HB 1126 would create public financing for the campaigns of jurists from the two high courts and the 14 intermediate appellate courts. A certified candidate who wanted public financing would have to collect signatures on a petition and a $5 contribution from each registered voter who signed the petition. Write-in candidates could also get public financing. The amount in public financing for each candidate would depend on estimates of the total amount in the judicial campaign fairness fund, the number of candidates running, and the expense of a campaign. Public financing would be considered a campaign contribution, and laws “regulating the use of political contributions” would apply. If a candidate used the money in violation, a civil penalty would apply. Candidates would have to refund any left over money after their elections or losses. Among other provisions, the bill stipulates that accepting public financing would bar candidates from accepting other political contributions.
Senate Bill 577 and Senate Joint Resolution 34 would change how Texans elect jurists for district, high-court and intermediate appellate benches. When first seeking election, the jurists would run in partisan elections. When seeking reelection, they would run in “nonpartisan retention elections,” which would prohibit write-in voting The governor would appoint people to fill vacancies, as he does now, and then appointed jurists would run in partisan elections for their first full terms. They’d run in nonpartisan retention elections for subsequent terms.
HB 1710 would increase compensation for some district judges and intermediate appellate justices and jurists, whose salaries are paid by the state and the judge’s county, if applicable. For district judges, HB 1710 says if the state didn’t increase a judge’s pay in the preceding three-year period, then a county commissioner’s court could provide a cost-of-living salary increase. The bill also lowers the years-of-service requirement from 16 to 10 years for a jurist to get longevity pay.
The first, HB 1254, creates requirements for contracts between consumers and lenders, and requires lenders to register with the state. It doesn’t treat lawsuit lending like a loan under the law.
The second, HB 1595, would apply to lawsuit loans given to plaintiffs in civil actions, alternative dispute resolution proceedings and state administrative proceedings. It would require the same regulations as a personal, family or household loan. Also, HB 1595 requires a plaintiff to disclose information about the lawsuit-lending transaction to the defendant and the court.

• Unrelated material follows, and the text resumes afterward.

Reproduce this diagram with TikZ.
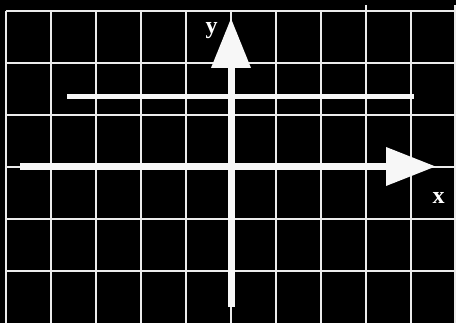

The third lawsuit-lending bill, HB 1855, requires the Texas Supreme Court to create rules regarding “mandatory disclosure” to parties in suits connected to third-party litigation financing agreements.

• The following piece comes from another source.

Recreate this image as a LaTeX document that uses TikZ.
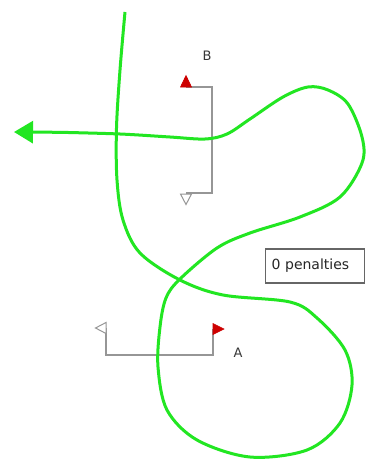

HB 1808 would tweak the loser-pays law from the 2011 legislative session. The motion to dismiss, which allows winning parties to collect attorney fees, would also apply to “a tort claim joined to an action under the Family Code.”
HB 328 would create an offense of official oppression, which would be a third degree felony, if a prosecutor or law enforcement officer’s conduct “consists of the intentional or knowing suppression of evidence favorable to a defendant and material to the defendant’s guilt or punishment in a criminal trial.”
SB 825 and HB 1921, which are identical, would change attorney disciplinary standards for grievances alleging “prosecutorial misconduct.” The bills prohibit a grievance panel from issuing a private reprimand for a violation of the disciplinary rule requiring prosecutors to disclose exculpatory evidence to criminal-defense lawyers. It requires the Supreme Court to ensure the statute of limitations for such violations to begin to run when “a wrongfully imprisoned person is released from a penal institution.”